Validate email addresses to level 4

First person to say ‘regex’ loses - 1 December 2020 #software #design

A message in a bottle

unsplash-logoAndrew Measham

Every time you add an email address field to a product, you wonder how can we tell if the user entered the right email address? This calls for more than basic address format validation, and even trying to do that turns out worse than you expected.

You haven’t validated a mail address unless you’ve sent mail to it, and confirmed that the right person received it. This validation has four levels.

1. Check against the SMTP standard

When people enter a mail address, check that the address complies with the Internet email (SMTP) standard. This helps catch obvious errors, such as entering a telephone number instead of a mail address. Unfortunately, the various standards allow a wide variety of characters and formats.
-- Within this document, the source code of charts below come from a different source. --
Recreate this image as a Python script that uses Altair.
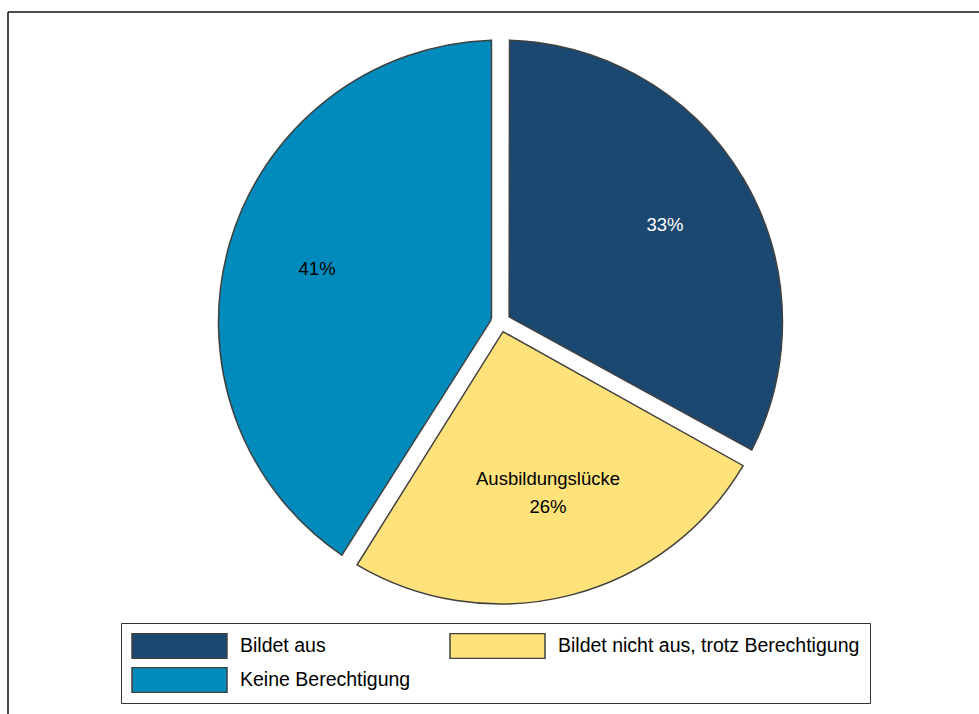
import altair as alt
import pandas as pd

# ---- data ----
categories = ["Bildet aus", "Bildet nicht aus, trotz Berechtigung", "Keine Berechtigung"]
shares = [33, 26, 41]
pct_labels = ["33%", "26%", "41%"]
inner_names = ["", "Ausbildungslücke", ""]
slice_order = [0, 1, 2]
colors = ["#1B4870", "#FFE27A", "#008BBC"]

df = pd.DataFrame({
    "cat": categories,
    "share": shares,
    "pct": pct_labels,
    "name": inner_names,
    "ord": slice_order,
})

W, H = 971, 702
CX, CY = 492.5, 310
FONT = "Liberation Sans"

base = alt.Chart(df).encode(
    theta=alt.Theta("share:Q", stack=True),
    order=alt.Order("ord:Q"),
    detail="cat:N",
)

arcs = base.mark_arc(
    outerRadius=282, innerRadius=10, padAngle=0.064,
    stroke="#404040", strokeWidth=1.5,
).encode(
    x=alt.value(CX), y=alt.value(CY),
    color=alt.Color(
        "cat:N",
        scale=alt.Scale(domain=categories, range=colors),
        legend=alt.Legend(
            title=None, orient="none", legendX=113, legendY=611,
            direction="horizontal", columns=2, gridAlign="each",
            symbolType="M-1,-0.263L1,-0.263L1,0.263L-1,0.263Z",
            symbolSize=9025, symbolStrokeColor="#404040", symbolStrokeWidth=1.5,
            symbolOpacity=1, clipHeight=26,
            labelFont=FONT, labelFontSize=19.5, labelColor="black",
            labelOffset=12, labelLimit=500,
            columnPadding=38, rowPadding=8, padding=10,
            strokeColor="#333333", fillColor="white",
        ),
    ),
)

pct_text = base.mark_text(radius=191, font=FONT, fontSize=18.5).encode(
    x=alt.value(CX), y=alt.value(CY),
    text="pct:N",
    color=alt.condition(alt.datum.cat == "Bildet aus", alt.value("white"), alt.value("black")),
)

name_text = base.mark_text(radius=191, dy=-28, font=FONT, fontSize=18.5, color="black").encode(
    x=alt.value(CX), y=alt.value(CY),
    text="name:N",
)

frame_df = pd.DataFrame({"k": [0]})
top_line = alt.Chart(frame_df).mark_rule(color="#111111", strokeWidth=1.5).encode(
    x=alt.value(0), x2=alt.value(W), y=alt.value(0)
)
left_line = alt.Chart(frame_df).mark_rule(color="#111111", strokeWidth=1.5).encode(
    x=alt.value(0), y=alt.value(0), y2=alt.value(H)
)

chart = alt.layer(top_line, left_line, arcs, pct_text, name_text).properties(
    width=W, height=H,
    autosize=alt.AutoSizeParams(type="none"),
    padding={"left": 8, "top": 12, "right": 0, "bottom": 0},
).configure_view(strokeWidth=0)

chart.save("out.html", embed_options={"renderer": "svg", "actions": False})
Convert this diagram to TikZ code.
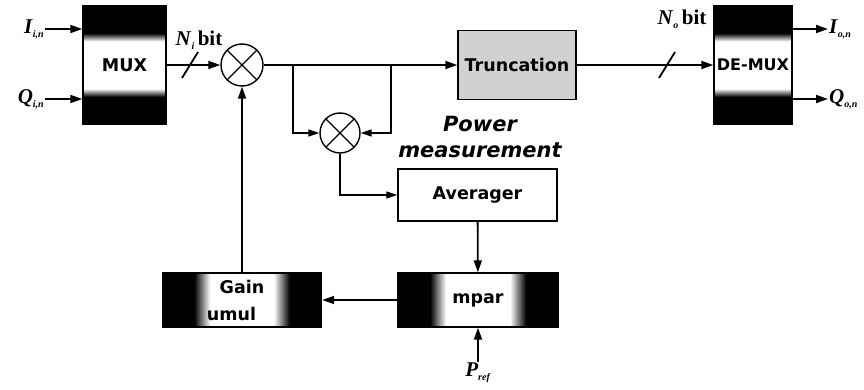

This variety makes it difficult to correctly check a mail address against the standard without rejecting valid addresses, which frustrates people who would otherwise use your software. The complexity means that an individual developer who implements this check will most likely get it wrong.

Using someone else’s implementation requires choosing carefully. Online searches tend to find other people’s broken implementations, especially simplified regular expression (regex) ‘solutions’ that look less scary than the example at the bottom of Dragons.java.

2. Choose which domains to exclude

In most cases, your software asks for a mail address because you want to send mail there. Even if you only want to check for obvious mistakes, you won’t want to accept everything that looks like a valid mail address.

You can’t send mail to the domains reserved for documentation examples and testing:

  • .test .example .invalid .localhost top-level domains
  • example.com example.net example.org second-level domains

You also can’t mail local addresses on someone else’s server, such as peter@localhost. Ideally, the way you check addresses against the standard offers the option to disallow local addresses and example domains (unlike Java’s InternetAddress.validate() method).

Third, you can’t send mail to an unregistered domain, or one with no mail servers. You can exclude these to check for typos, and warn someone entering a mail address to ‘double check’ their input. Note: this requires network queries, which might affect system performance, although you can cache the (DNS lookup) results.

Domains don’t always register mail exchange (MX) records that list their mail servers, so don’t assume that a domain without them cannot receive mail. A domain can announce (RFC 7505) that it does not accept mail, which might help.

3. Check if the address exists

SMTP defines a way to ask a mail server to confirm an address, but security measures dictate disabling it. To check that an address exists, in practice, you have to send mail there and confirm receipt, typically by asking the recipient to open a URL that contains a unique token.

4. Check if the address belongs to the right person

Just because someone receives your verification mail, doesn’t mean the right person did. Add a final check that blocks people from using your product until you have confirmed that they received the mail you sent them. Otherwise, they will use your service without correcting the mistake, like the Peter Hilton in another country whose telephone bill I receive every month.